Number two is Fela Kuti. I didn’t realize this until doing this amazing activity, that he didn’t even put out albums, he just kept putting out singles, so only later on after his legacy did people combine his songs into one record. The song that I am most inspired by right now is called “No Agreement.” I literally listen to it several times a day, and I’m working on a song that’s directly inspired by it. It’s so good. He was a musician in the 1970s in Nigeria, fighting for the end of British Colonial rule. He sacrificed his life, the life of his friends, his family, of so many different people, because he really fought for what he believed in. He created The Shrine, which was the place where he played music and brought together extraordinary musicians to come and play and to say all these things that no one had the bravery to say. But he said it through his music, so people were dancing and drinking and having a good time, but were subliminally impacted by his voice. There’s not a day that goes by when he doesn’t inspire me and my mission to elevate and celebrate the female voice in 2017, where our rights and our freedom are at siege in the Trump presidency.
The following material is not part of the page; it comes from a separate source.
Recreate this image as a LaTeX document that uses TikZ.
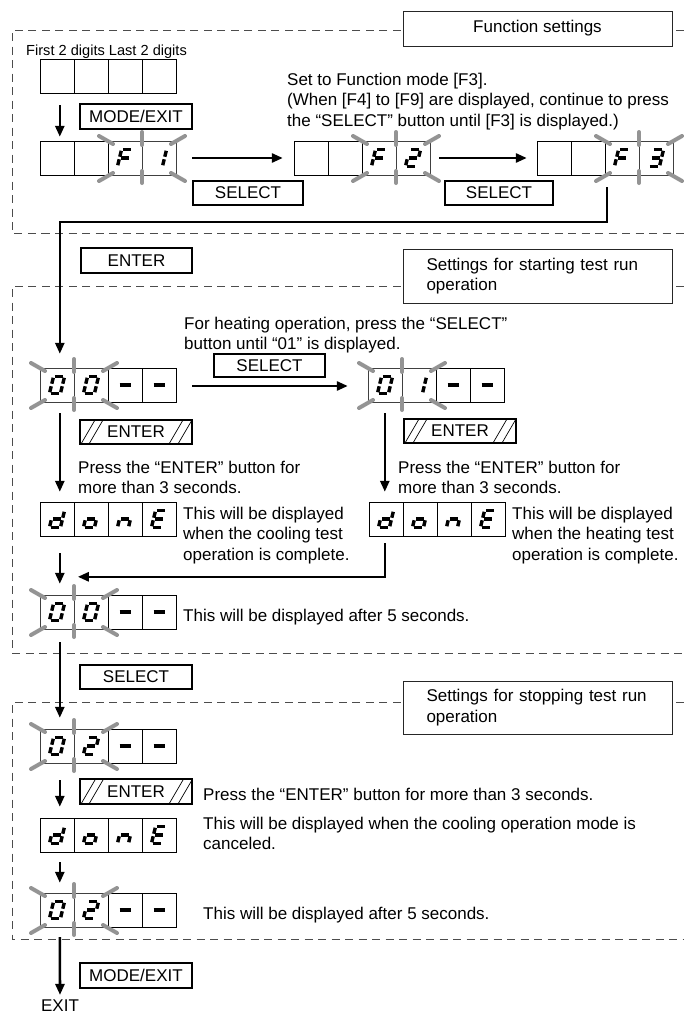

So the first on the list is tUnE-yArDs and the record is called Whokill. When I first found tUnE-yArDs in 2011, I was so drawn to the passion and the courage in the music – the humanity and femininity in it…it’s just sheer liberation. I remember I’d just graduated from college and I was trying to find my way, and I was in an office, wanting that same liberation. So the song “Bizness” really spoke to me, and the whole record – it was so creative. It was made mostly with just Merrill Garbus’ drums and vocals, but because she was such a force it came out in the music.
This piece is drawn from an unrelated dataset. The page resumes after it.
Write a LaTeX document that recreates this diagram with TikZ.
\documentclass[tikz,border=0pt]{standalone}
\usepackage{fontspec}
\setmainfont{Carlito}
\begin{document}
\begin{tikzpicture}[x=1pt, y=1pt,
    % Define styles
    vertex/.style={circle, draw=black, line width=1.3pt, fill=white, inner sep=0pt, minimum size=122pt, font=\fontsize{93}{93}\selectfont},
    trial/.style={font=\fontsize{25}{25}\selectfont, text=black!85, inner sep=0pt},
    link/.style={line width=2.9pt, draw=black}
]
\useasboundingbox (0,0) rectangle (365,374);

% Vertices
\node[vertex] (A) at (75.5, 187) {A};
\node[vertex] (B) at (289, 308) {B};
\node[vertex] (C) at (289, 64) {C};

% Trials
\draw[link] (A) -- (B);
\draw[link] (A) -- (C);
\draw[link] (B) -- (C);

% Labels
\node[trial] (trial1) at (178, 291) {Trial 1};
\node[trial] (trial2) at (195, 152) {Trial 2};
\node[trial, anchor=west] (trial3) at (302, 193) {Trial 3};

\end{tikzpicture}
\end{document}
I also got to work with Merrill, who is the brainchild of tUnE-yArDs many years later on my song, “The Future Is Female” – she sings the chorus on it – and I just learned so much from her. I learned from her passion for African rhythms, specifically from Ghana and Senegal, I learned that the name of her record Whokill was actually a reference to the phrase, “women who kill;” to show that we as women are always whitewashed and made to seem very goddess-like and pristine, and “good,” but that we have a range of emotions and capabilities just like men do. There are women who kill, and do bad things just as much as women do good things. I love the complexity of it, and the fact that the name has a secret message was so amazing to me. She’s also a fellow pisces – she’s exactly ten years older than me, and has just been a mentor. She became a mentor to me many years later after I was already such a fan, so she’s at the top of the list.